== WHAT THE EXERCISE ASKS ==
Find every line with the string "this" in it, count them, and reply with that count only.

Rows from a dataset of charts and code

-*-*-

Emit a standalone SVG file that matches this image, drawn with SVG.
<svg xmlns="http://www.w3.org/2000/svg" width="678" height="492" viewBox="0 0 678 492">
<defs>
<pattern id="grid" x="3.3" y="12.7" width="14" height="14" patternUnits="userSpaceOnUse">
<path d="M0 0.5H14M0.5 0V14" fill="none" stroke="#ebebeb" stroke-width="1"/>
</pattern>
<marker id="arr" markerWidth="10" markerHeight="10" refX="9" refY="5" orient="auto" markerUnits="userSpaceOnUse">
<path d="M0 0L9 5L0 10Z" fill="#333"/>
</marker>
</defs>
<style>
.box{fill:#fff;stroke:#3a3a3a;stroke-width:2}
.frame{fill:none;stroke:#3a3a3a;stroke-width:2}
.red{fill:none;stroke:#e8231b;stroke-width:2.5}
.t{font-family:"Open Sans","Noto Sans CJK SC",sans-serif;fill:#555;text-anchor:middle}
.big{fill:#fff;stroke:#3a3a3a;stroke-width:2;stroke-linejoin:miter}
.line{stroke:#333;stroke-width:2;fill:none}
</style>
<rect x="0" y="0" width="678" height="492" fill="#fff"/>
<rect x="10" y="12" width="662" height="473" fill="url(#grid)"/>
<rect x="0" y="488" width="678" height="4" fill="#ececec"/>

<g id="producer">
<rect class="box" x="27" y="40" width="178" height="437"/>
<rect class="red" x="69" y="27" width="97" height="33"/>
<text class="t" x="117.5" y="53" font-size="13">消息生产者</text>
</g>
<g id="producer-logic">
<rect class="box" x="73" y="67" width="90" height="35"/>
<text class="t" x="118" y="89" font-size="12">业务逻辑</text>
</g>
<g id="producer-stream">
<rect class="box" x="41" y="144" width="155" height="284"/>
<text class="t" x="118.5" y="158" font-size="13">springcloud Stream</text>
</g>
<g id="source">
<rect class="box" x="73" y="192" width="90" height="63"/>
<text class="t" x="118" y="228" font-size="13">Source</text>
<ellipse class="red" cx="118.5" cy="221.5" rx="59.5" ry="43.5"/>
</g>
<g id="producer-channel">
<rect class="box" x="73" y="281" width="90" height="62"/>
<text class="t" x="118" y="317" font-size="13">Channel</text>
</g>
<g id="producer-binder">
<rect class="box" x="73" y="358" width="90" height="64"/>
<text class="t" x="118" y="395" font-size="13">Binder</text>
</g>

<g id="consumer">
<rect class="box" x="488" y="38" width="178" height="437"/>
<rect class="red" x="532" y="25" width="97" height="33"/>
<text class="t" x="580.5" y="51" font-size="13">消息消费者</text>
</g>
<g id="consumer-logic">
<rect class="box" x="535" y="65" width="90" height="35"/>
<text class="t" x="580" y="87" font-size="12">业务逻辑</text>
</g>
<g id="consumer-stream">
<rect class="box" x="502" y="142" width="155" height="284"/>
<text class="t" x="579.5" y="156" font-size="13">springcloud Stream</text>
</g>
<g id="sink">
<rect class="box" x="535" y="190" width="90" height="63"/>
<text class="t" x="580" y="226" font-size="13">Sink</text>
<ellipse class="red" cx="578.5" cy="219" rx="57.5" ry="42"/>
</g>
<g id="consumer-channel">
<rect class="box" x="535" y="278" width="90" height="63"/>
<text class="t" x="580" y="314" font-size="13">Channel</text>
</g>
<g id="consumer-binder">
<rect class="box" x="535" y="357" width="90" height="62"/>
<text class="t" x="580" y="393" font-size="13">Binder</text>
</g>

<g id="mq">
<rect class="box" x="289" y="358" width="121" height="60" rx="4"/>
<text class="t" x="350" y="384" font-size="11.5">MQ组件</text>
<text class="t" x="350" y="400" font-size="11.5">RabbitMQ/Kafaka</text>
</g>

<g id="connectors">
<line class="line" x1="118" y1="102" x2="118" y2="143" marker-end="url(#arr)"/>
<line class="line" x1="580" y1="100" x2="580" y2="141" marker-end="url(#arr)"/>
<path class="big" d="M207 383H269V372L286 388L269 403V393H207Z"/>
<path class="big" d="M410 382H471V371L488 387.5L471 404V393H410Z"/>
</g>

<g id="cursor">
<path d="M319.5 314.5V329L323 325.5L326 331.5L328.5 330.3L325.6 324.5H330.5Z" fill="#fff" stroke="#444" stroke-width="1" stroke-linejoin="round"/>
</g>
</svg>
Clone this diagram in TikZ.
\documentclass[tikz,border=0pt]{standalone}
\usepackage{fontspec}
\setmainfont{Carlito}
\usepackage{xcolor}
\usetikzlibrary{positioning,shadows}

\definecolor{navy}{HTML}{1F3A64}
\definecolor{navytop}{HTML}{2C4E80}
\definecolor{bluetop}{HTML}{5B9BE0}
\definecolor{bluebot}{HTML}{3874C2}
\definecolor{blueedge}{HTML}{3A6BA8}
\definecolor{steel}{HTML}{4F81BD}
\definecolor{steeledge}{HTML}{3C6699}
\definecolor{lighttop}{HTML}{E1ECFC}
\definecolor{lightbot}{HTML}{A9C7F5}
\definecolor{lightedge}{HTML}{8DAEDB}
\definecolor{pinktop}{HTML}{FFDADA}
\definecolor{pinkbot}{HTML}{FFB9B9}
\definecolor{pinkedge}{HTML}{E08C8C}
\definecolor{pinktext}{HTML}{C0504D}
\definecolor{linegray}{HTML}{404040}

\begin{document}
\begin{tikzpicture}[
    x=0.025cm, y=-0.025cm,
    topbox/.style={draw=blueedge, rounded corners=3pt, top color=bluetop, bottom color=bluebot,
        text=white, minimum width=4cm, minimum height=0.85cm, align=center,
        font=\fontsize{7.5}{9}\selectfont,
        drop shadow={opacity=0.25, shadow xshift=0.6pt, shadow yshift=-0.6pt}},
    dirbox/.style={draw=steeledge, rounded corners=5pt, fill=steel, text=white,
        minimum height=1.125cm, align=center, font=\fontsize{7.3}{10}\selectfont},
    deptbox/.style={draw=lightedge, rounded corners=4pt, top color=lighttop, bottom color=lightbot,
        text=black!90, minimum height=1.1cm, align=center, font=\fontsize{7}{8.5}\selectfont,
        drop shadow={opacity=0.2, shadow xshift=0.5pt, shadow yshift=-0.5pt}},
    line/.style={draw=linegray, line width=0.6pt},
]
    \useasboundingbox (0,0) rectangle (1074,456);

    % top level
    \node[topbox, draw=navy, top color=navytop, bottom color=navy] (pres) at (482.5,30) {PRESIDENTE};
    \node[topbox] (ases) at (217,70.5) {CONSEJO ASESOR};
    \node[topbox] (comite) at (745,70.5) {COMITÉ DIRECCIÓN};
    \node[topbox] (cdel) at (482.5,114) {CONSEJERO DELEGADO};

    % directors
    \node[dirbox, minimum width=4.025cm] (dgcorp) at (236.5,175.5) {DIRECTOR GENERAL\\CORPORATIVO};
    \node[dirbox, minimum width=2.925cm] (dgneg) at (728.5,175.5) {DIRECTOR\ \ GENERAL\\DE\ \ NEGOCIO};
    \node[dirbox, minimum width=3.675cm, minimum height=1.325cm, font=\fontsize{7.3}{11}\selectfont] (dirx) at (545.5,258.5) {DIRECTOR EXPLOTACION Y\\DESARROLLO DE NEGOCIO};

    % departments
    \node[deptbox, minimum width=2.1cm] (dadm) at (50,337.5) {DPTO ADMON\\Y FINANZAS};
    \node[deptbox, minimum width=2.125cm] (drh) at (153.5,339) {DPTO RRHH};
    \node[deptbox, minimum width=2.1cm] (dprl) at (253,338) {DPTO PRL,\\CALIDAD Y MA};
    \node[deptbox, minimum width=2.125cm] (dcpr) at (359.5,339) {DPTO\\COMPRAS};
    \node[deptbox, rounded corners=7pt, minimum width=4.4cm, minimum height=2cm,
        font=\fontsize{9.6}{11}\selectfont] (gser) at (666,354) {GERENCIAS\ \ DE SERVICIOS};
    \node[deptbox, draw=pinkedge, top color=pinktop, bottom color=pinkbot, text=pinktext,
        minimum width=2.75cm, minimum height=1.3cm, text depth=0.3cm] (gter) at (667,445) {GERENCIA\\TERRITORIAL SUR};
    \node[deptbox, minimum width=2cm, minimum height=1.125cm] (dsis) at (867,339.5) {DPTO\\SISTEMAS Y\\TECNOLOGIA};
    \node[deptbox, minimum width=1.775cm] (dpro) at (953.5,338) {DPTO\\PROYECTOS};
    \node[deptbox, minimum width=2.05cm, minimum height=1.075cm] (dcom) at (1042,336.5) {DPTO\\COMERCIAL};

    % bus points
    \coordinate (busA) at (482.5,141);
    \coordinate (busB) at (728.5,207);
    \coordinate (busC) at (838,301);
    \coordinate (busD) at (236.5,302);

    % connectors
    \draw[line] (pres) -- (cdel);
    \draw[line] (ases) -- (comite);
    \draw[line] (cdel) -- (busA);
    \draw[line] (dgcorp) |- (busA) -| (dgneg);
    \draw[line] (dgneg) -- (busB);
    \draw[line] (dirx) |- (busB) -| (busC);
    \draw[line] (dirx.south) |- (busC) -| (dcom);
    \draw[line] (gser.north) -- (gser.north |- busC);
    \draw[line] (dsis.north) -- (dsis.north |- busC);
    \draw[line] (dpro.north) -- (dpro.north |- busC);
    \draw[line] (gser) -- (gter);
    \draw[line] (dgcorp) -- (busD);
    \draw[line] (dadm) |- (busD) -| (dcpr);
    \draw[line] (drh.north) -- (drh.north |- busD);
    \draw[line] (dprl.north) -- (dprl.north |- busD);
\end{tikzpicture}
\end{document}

-*-*-

== RESPONSE TO THE TASK ==
2